JOHANNA KONTA: Well, I think, again, most importantly for me - not just against her but against every player - going into any match is to play the match at hand, not play circumstances, not play past matches, not play past experiences or even dream up of future ones. It's really important to play the opponent on the day and play the match situation on the day.

I think that's what I'm always looking to do, because that's really, at the end of the day, all I have control over.

Again, the last match we played obviously was an incredible battle for both of us, and I think both of us probably came away from that match a lot richer for it in terms of the experience that we both had.

I felt I was very fortunate to have come through that obviously at the winning end, but it's not always the case. I'm very aware of that going into any match that it's 50/50.

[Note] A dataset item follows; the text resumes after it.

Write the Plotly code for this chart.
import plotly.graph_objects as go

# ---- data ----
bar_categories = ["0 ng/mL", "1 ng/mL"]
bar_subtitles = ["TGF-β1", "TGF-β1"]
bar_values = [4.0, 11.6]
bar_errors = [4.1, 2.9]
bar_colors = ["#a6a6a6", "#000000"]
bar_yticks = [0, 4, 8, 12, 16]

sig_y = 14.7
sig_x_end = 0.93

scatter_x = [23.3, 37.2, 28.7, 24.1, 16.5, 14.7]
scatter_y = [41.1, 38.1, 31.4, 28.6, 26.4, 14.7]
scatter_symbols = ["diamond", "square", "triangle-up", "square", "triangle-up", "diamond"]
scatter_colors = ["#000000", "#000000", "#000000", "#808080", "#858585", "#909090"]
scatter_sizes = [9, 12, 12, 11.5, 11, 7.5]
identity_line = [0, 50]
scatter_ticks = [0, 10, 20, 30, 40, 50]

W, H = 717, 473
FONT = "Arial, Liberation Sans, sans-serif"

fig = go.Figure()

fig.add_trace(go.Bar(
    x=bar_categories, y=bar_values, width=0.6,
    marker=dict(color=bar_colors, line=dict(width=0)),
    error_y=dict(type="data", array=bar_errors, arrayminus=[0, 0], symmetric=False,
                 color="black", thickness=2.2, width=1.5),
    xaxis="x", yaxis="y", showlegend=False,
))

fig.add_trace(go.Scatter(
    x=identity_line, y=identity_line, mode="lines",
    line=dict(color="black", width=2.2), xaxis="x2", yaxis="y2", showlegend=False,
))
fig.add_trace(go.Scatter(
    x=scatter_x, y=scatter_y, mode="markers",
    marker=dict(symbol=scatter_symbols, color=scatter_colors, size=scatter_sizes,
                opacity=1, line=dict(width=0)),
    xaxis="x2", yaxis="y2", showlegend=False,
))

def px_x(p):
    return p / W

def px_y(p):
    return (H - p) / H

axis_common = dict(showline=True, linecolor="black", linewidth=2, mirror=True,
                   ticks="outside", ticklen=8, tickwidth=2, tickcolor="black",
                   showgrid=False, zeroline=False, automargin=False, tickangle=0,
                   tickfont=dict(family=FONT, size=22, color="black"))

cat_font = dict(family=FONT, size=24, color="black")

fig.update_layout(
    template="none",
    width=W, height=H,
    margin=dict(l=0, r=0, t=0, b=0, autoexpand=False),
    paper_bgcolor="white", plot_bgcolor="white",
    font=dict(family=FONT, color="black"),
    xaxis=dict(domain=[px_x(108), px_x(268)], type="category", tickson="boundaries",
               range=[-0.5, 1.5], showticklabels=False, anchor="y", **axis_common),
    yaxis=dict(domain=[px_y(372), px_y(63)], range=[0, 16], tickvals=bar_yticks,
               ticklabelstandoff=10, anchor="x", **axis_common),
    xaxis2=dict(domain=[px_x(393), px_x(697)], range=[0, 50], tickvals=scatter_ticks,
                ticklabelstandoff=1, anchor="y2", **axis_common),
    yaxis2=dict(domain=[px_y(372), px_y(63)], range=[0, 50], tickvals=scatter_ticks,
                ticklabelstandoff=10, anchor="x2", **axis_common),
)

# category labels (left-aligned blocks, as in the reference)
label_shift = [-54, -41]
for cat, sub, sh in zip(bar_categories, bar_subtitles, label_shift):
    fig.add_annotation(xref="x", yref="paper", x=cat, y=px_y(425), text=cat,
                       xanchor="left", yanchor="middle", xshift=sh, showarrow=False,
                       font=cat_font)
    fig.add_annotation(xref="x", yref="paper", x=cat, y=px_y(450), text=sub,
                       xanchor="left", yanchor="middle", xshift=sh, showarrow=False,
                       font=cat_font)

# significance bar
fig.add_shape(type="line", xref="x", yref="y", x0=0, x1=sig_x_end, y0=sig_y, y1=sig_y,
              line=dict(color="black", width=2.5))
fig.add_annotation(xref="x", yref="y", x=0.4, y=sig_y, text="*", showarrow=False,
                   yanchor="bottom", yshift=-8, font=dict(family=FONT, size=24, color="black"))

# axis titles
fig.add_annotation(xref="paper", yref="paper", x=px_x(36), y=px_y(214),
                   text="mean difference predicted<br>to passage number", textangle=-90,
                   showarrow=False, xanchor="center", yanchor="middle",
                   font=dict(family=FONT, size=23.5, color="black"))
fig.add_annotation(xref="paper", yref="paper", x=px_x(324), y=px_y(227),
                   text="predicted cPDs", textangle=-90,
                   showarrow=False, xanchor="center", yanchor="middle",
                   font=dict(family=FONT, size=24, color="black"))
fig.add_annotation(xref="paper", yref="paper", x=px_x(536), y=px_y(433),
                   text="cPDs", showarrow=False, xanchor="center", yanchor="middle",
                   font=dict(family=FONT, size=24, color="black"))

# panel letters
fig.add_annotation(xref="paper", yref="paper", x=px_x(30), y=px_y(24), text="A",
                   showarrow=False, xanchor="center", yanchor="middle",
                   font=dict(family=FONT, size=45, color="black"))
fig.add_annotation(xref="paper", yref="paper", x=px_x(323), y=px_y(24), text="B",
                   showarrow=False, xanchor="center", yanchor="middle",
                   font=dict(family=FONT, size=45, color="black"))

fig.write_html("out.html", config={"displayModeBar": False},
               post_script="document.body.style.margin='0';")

Q. You seem very comfortable in this role as a Top-10 player now. Does it feel like only two years ago that you were in the Vancouver Challenger?
JOHANNA KONTA: That's a very good tournament, by the way (smiling).

I mean, I guess because I have never associated myself specifically with any specific ranking, I have always just tried to be the best player I can be. And because I keep that in mind, for me, it's a much clearer process of dealing with my things week in, week out. I'm here to become better. And where that "better" will take me, that's where it will take me.

Q. When you're saying you don't associate yourself with a ranking, you don't feel the need for any validation, like, I'm a Top-10 player, I should do this or this, or, I'm not a top 100 player and I'm not good at these things?
JOHANNA KONTA: No, because I think rankings come and go. Points from tournaments come on, drop off. It's a constant movement. That's how our sport is.

So I really try to spend my energy and my time on controlling the things that I can control. That's how I train. That's how I apply myself to my sport and making sure that one day in the future, when I do retire from this sport, that I retire with a sense of, You know what? I gave it all. I left no stone unturned, and I have really maximized all my abilities.